I've been trying to work on myself but to no result.
Just to point out as I feel it matters - to be 100% honest I don't have any friends.
I was in the wrong crowds at school and have no contact with those people, I used to also get bullied and I engrained in myself that I couldn't show them any weakness so learned to switch of emotions/limit facial expressions etc
At college I went through some tough times and the one friend I did make flaked off, sabotaged a potential relationship of mine and generally wasn't much of a friend. Then I met my DP who's older than me and I've socialised with his groups of friends but of course they are all older, have lots of friends, most of them grew up together and went to the same schools etc so I've never managed to actually properly "befriend" anyone.
I am mid twenties but where I live now I'm probably one of the youngest mums around everyone else is in the 30+ bracket and they all relate to each other much better than to me which is understandable.
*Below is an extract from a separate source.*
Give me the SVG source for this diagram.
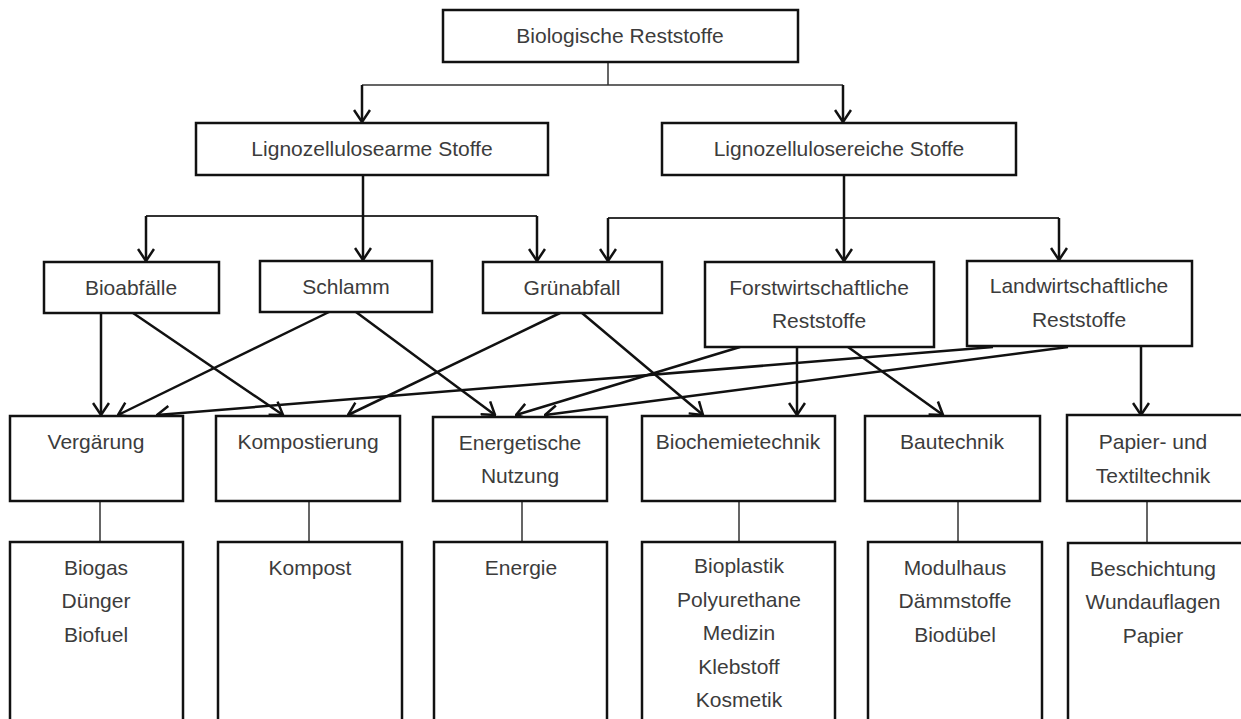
<svg xmlns="http://www.w3.org/2000/svg" width="1241" height="719" viewBox="0 0 1241 719">
<style>
.box{fill:#fff;stroke:#111;stroke-width:2.5}
.t{font-family:"Liberation Sans",Arial,sans-serif;font-size:21px;fill:#3c3c3c;text-anchor:middle}
.a{fill:none;stroke:#111;stroke-width:2.5}
.thin{fill:none;stroke:#333;stroke-width:1.5}
</style>
<defs>
<marker id="arr" viewBox="0 0 14 18" refX="13" refY="9" markerWidth="14" markerHeight="18" markerUnits="userSpaceOnUse" orient="auto">
<path d="M1,1 L13,9 L1,17" fill="none" stroke="#111" stroke-width="2.5"/>
</marker>
</defs>
<rect width="1241" height="719" fill="#fff"/>
<g id="connectors">
<path class="thin" d="M608,62 V85 M362,85 H843"/>
<path class="a" d="M362,85 V122" marker-end="url(#arr)"/>
<path class="a" d="M843,85 V122" marker-end="url(#arr)"/>
<path class="thin" d="M146,216 H537" style="stroke-width:2"/>
<path class="a" d="M363,175 V260" marker-end="url(#arr)"/>
<path class="a" d="M146,216 V261" marker-end="url(#arr)"/>
<path class="a" d="M537,216 V261" marker-end="url(#arr)"/>
<path class="thin" d="M608,218 H1059" style="stroke-width:2"/>
<path class="a" d="M844,175 V261" marker-end="url(#arr)"/>
<path class="a" d="M608,218 V261" marker-end="url(#arr)"/>
<path class="a" d="M1059,218 V260" marker-end="url(#arr)"/>
<path class="a" d="M101,313 V415" marker-end="url(#arr)"/>
<path class="a" d="M133,313 L283,415" marker-end="url(#arr)"/>
<path class="a" d="M329,312 L118,415" marker-end="url(#arr)"/>
<path class="a" d="M356,312 L495,415" marker-end="url(#arr)"/>
<path class="a" d="M560,313 L348,415" marker-end="url(#arr)"/>
<path class="a" d="M582,313 L703,415" marker-end="url(#arr)"/>
<path class="a" d="M740,347 L516,415" marker-end="url(#arr)"/>
<path class="a" d="M797,347 V415" marker-end="url(#arr)"/>
<path class="a" d="M848,347 L943,415" marker-end="url(#arr)"/>
<path class="a" d="M993,347 L157,415" marker-end="url(#arr)"/>
<path class="a" d="M1068,347 L545,415" marker-end="url(#arr)"/>
<path class="a" d="M1141,346 V415" marker-end="url(#arr)"/>
<path class="thin" d="M100,501 V542 M309,501 V542 M522,501 V542 M739,501 V542 M958,501 V542 M1147,501 V542"/>
</g>
<g id="n_bio"><rect class="box" x="443" y="10" width="355" height="52"/><text class="t" x="620" y="43">Biologische Reststoffe</text></g>
<g id="n_arm"><rect class="box" x="196" y="123" width="352" height="52"/><text class="t" x="372" y="156">Lignozellulosearme Stoffe</text></g>
<g id="n_reich"><rect class="box" x="662" y="123" width="354" height="52"/><text class="t" x="839" y="156">Lignozellulosereiche Stoffe</text></g>
<g id="n_bioab"><rect class="box" x="44" y="262" width="175" height="51"/><text class="t" x="131" y="295">Bioabfälle</text></g>
<g id="n_schlamm"><rect class="box" x="260" y="261" width="172" height="51"/><text class="t" x="346" y="294">Schlamm</text></g>
<g id="n_gruen"><rect class="box" x="483" y="262" width="179" height="51"/><text class="t" x="572" y="295">Grünabfall</text></g>
<g id="n_forst"><rect class="box" x="705" y="262" width="229" height="85"/><text class="t" x="819" y="295">Forstwirtschaftliche</text><text class="t" x="819" y="328">Reststoffe</text></g>
<g id="n_land"><rect class="box" x="967" y="261" width="225" height="85"/><text class="t" x="1079" y="293">Landwirtschaftliche</text><text class="t" x="1079" y="327">Reststoffe</text></g>
<g id="n_verg"><rect class="box" x="10" y="416" width="173" height="85"/><text class="t" x="96" y="449">Vergärung</text></g>
<g id="n_komp"><rect class="box" x="216" y="416" width="184" height="85"/><text class="t" x="308" y="449">Kompostierung</text></g>
<g id="n_energ"><rect class="box" x="433" y="417" width="174" height="84"/><text class="t" x="520" y="450">Energetische</text><text class="t" x="520" y="483">Nutzung</text></g>
<g id="n_biochem"><rect class="box" x="642" y="416" width="193" height="85"/><text class="t" x="738" y="449">Biochemietechnik</text></g>
<g id="n_bau"><rect class="box" x="865" y="416" width="175" height="85"/><text class="t" x="952" y="449">Bautechnik</text></g>
<g id="n_papier"><rect class="box" x="1067" y="415" width="190" height="86"/><text class="t" x="1153" y="449">Papier- und</text><text class="t" x="1153" y="483">Textiltechnik</text></g>
<g id="p_verg"><rect class="box" x="10" y="542" width="173" height="200"/><text class="t" x="96" y="575">Biogas</text><text class="t" x="96" y="608">Dünger</text><text class="t" x="96" y="642">Biofuel</text></g>
<g id="p_komp"><rect class="box" x="218" y="542" width="184" height="200"/><text class="t" x="310" y="575">Kompost</text></g>
<g id="p_energ"><rect class="box" x="434" y="542" width="173" height="200"/><text class="t" x="521" y="575">Energie</text></g>
<g id="p_biochem"><rect class="box" x="642" y="542" width="193" height="200"/><text class="t" x="739" y="573">Bioplastik</text><text class="t" x="739" y="607">Polyurethane</text><text class="t" x="739" y="640">Medizin</text><text class="t" x="739" y="674">Klebstoff</text><text class="t" x="739" y="707">Kosmetik</text></g>
<g id="p_bau"><rect class="box" x="868" y="542" width="174" height="200"/><text class="t" x="955" y="575">Modulhaus</text><text class="t" x="955" y="608">Dämmstoffe</text><text class="t" x="955" y="642">Biodübel</text></g>
<g id="p_papier"><rect class="box" x="1068" y="543" width="190" height="200"/><text class="t" x="1153" y="576">Beschichtung</text><text class="t" x="1153" y="609">Wundauflagen</text><text class="t" x="1153" y="643">Papier</text></g>
</svg>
My problem is that I have a major resting bitch face, when I talk to people I come across extremely unemotional despite trying not to and find it hard to get into groups and make friends. I struggle to find things to say or find good topics of conversation because I don't have much experience of it.
I go to a local playgroup and I've been going for over a year now, I manage to talk to other mums etc but nothing more, an acquaintance of mine has recently joined and she's already arranging play dates I just don't know how. The playgroup was recently cancelled the week after and the acquaintance made plans for that day with a group of mums within earshot of me and I felt a bit dejected as she initially got in touch with me when she was thinking of joining the group.
I'm trying to pinpoint what's wrong with me to be so bad at making friends and relating to people. I want to have friends, I want to be able to talk to someone without panicking in my head about wether I'm saying the right things/not being misunderstood. I want to do play dates and have the occasional night out but I don't think it will ever happen. Most people my age already have established friendship groups and I feel it's too late.
Even my DM doesn't get me. She often thinks I pull a "smug" face when I'm trying to politely smile or that I look like I'm eye rolling at something when I'm trying to liste and react in appropriate ways. From what I gather I think she thinks I'm really "better than thou" but I don't understand as I really don't want to come off like that.
AIBU to ask what to do and if there's something wrong with me?